In the Second World War, the village suffered greatly under the bombings in 1944 and 1945. Fourteen people were killed in these raids, and more than a hundred buildings were utterly or partly destroyed, among them the kindergarten and the gymnasium. After the war, reconstruction was implemented through brisk building activity and a heavy inflow of inhabitants. Beginning then, Glattbach became a residential community with nearly 3,800 inhabitants, favoured by its proximity to the town and its scenically charming location.
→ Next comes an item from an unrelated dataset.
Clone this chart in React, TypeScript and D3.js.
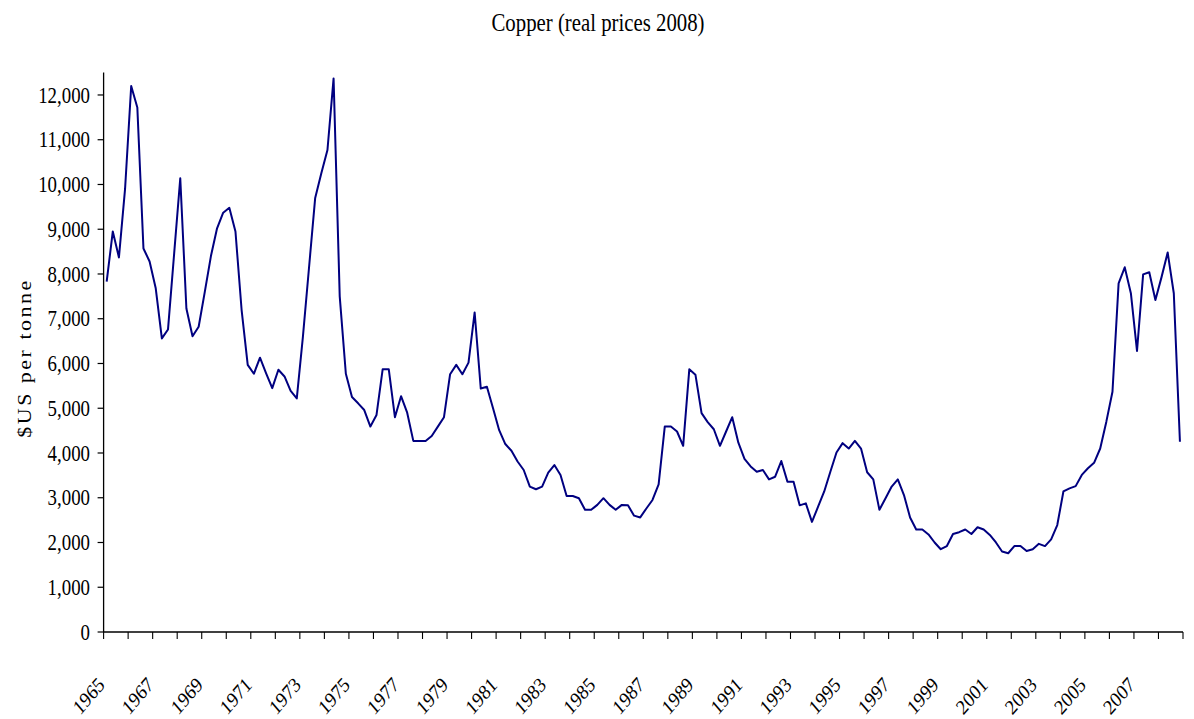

The inhabitants are mostly commuters who overwhelmingly have jobs in Aschaffenburg.
This section needs to be updated.(February 2017) |
The council is made up of 17 council members, counting the full-time mayor. The last elections took place on March 15, 2020.
Election | CSU | SPD | Pro Glattbach | Glattbach! | Bürger Glattbachs | Total |
2008 | 8 | 2 | 7 | - | - | 17 seats |
2020 [4] | 6 | 3 | 0 | 5 | 3 | 17 seats |
The acting mayor is Kurt Baier (CSU/independent). He was elected in a runoff on March 29, 2020 with 50.17% of all votes. [5]
The community's arms might be described thus: Or a bend sinister wavy azure, in chief an inescutcheon sable a stork with two heads argent armed gules, the sinister reguardant from the base issuant, in base three yarn reels palewise argent in bend sinister wound with yarn gules.
The placename ending —bach, which is German for “brook”, is seen in the arms as the wavy blue bend sinister – that is to say, slanted stripe beginning at the top on the sinister (armsbearer's left, viewer's right) side. The two-headed stork in the inescutcheon comes from the arms once borne by the noble family von Wasen. They owned an estate in the community from 1387 to 1528. The yarn reels refer to the beginnings of the Aschaffenburg clothing industry.
The arms have been borne since 1980.